Is FIRE possible with kids?

FIRE. Financial Independence Retire Early.  It’s a wonderful concept isn’t it? What hard worker doesn’t want to achieve FIRE earlier rather than later?

The majority of blogs dedicated to this concept are centered around millennial’s who aren’t married and don’t have children. Please note, I am not discrediting their achievements in ANY way. I wish I had their moxey when I was their age and aggressively focused on FIRE before other aspects of life (ahem, children) got in the way.

Where I tend to get hung up on the FIRE concept is the word Independence. Can parents truly be independent when they have kids? I feel like the answer is no…given the fact I can’t use the bathroom without at least one child bursting in to show me a toy.

But maybe I’m wrong? I set out to Google to find out.

First search: FIRE with kids.

I found only one site and it was a physician who discusses the cost of having children. Spoiler alert! It’s EXPENSIVE! Around $5,000 to $20,000 a year depending on age. I’m sinking into a pit of despair here!

Second search: Is FIRE possible with kids?
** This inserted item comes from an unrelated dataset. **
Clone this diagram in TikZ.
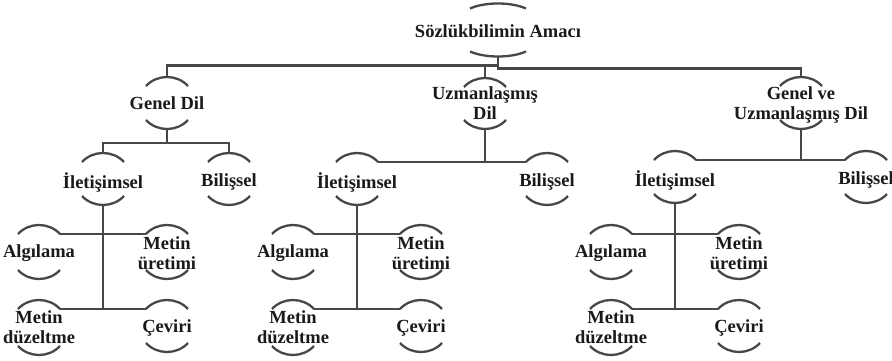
\documentclass[tikz,border=0pt]{standalone}
\usepackage{fontspec}
\setmainfont{Liberation Serif}
\usetikzlibrary{calc}
\definecolor{lnc}{HTML}{474747}
\definecolor{txc}{HTML}{1A1A1A}
\newcommand\arcHW{21}
\newcommand\arcSG{9}
\newcommand\mknode[6]{%
  \node[lbl] (#1) at (#2,#3) {#6};
  \coordinate (#1-tl) at ({#2-\arcHW},#4);
  \coordinate (#1-tr) at ({#2+\arcHW},#4);
  \coordinate (#1-t) at (#2,{#4-\arcSG});
  \coordinate (#1-bl) at ({#2-\arcHW},#5);
  \coordinate (#1-br) at ({#2+\arcHW},#5);
  \coordinate (#1-b) at (#2,{#5+\arcSG});
  \draw[brk] (#1-tl) .. controls +({0.53*\arcHW},{-1.333*\arcSG}) and +({-0.53*\arcHW},{-1.333*\arcSG}) .. (#1-tr);
  \draw[brk] (#1-bl) .. controls +({0.53*\arcHW},{1.333*\arcSG}) and +({-0.53*\arcHW},{1.333*\arcSG}) .. (#1-br);
}
\begin{document}
\begin{tikzpicture}[x=1pt,y=-1pt,
  lbl/.style={text=txc,font=\fontsize{18.5}{20}\selectfont\bfseries,align=center,inner sep=0pt},
  brk/.style={draw=lnc,line width=2.3pt},
  conn/.style={draw=lnc,line width=2.6pt}]
\fill[white] (0,0) rectangle (892,361);
\useasboundingbox (0,0) rectangle (892,361);
% root
\renewcommand\arcHW{28}\renewcommand\arcSG{5}
\mknode{root}{498}{31}{8.5}{51.5}{Sözlükbilimin Amacı}
\renewcommand\arcHW{21}\renewcommand\arcSG{9}
% level 1
\mknode{genel}{167}{103}{86}{120}{Genel Dil}
\mknode{uzm}{485}{103}{87}{120}{Uzmanlaşmış\\Dil}
\mknode{gvu}{801}{105}{86}{120}{Genel ve\\Uzmanlaşmış Dil}
% level 2
\mknode{il1}{103}{182}{162}{196}{İletişimsel}
\mknode{bil1}{229}{182}{162}{196}{Bilişsel}
\mknode{il2}{357}{182}{162}{196}{İletişimsel}
\mknode{bil2}{547}{182}{162}{196}{Bilişsel}
\mknode{il3}{675}{180}{160}{194}{İletişimsel}
\mknode{bil3}{866}{180}{160}{194}{Bilişsel}
% level 3
\foreach \g/\V in {1/103,2/357,3/675}{
  \mknode{alg\g}{\V-64}{253}{234}{270}{Algılama}
  \mknode{mu\g}{\V+64}{253}{234}{270}{Metin\\üretimi}
  \mknode{md\g}{\V-64}{327}{309}{346}{Metin\\düzeltme}
  \mknode{cev\g}{\V+64}{328}{309}{343}{Çeviri}
  \draw[conn] (il\g-b) -- (il\g-b |- md\g-tr);
  \draw[conn] (alg\g-tr) -- (mu\g-tl);
  \draw[conn] (md\g-tr) -- (cev\g-tl);
}
% connectors top
\coordinate (jl) at (498,65.5);
\draw[conn] (root-b) -- ++(0,12) -| (gvu-t);
\draw[conn] (genel-t) |- (jl);
\draw[conn] (uzm-t) -- (uzm-t |- jl);
% group 1
\coordinate (h1) at (167,143);
\draw[conn] (genel-b) -- (h1);
\draw[conn] (il1-t) |- (h1);
\draw[conn] (bil1-t) |- (h1);
% group 2
\draw[conn] (uzm-b) -- (uzm-b |- il2-tr);
\draw[conn] (il2-tr) -- (bil2-tl);
% group 3
\draw[conn] (gvu-b) -- (gvu-b |- il3-tr);
\draw[conn] (il3-tr) -- (bil3-tl);
\end{tikzpicture}
\end{document}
There are a lot of Reddit posts where people ask this questions. Responses are positive but it seems like your dream of retiring early is pushed back a few years and you’re looking at late 40’s/early 50’s.

Ok, I can handle that.

But what about saving for college? It seems like a lot of posters are more focused on their own retirement dreams than their children’s education. NOT ALL! But many came out of school with student loan debt and are OK with their children sharing the same path.

Personally, I want to be able to help my children with their tuition. I want to help them pay for their car (not all of it!), insurance, cell phone, etc. I also want to travel the world with them. I think that kicks me out of the FIRE movement.

But before the above expenses befall us, I use these tips to save more when it comes to the kids:

  1. Don’t buy new. Young kids have no idea if what they’re wearing or playing with is new or used. So, head to consignment stores and yard sales to pick up items they actually need.
  2. Cut down on holiday spending – don’t make every Christmas, Easter, birthday, etc an excuse to shower your children with expensive gifts. They will expect it every year. Instead, give them experiences with you at a museum, vacation, outing.
  3. Enough with the toys – if there’s one item my children don’t need, it’s a toy. I am constantly thinning out their junk to save me from cleaning it up. Oftentimes, my son enjoys playing with the box more than the toy itself. This helps expand their creativity too.
  4. Teach them to love the outdoors instead of indoor entertainment (ipads, video games, tv, etc). I love that my son enjoys riding his bike, going for walks, exploring the woods nearby and playing outside with this friends. It doesn’t matter if it’s 30 degrees outside. He will want to play outdoors more than being inside any day.
  5. As they get older, have them contribute to the household chores and choose an allowance that’s suitable for their age. Have them learn early that hard work pays off and that nothing in life is free. This helps them save up for items they really want.
  6. If they want a car, tell them to get a job! I have been working since I was 15 years old. You can be damn sure my kids will too.
  7. Move to an area with a strong school district. Nothing can eat away at a budget faster than private school!

So long story short, it seems like FIRE is possible but with the conclusion that it may happen later than you want it to given the added costs children bring to your bottom line. Factor them into your budget.

If I can retire by the time my children go off to college then I will consider that a win.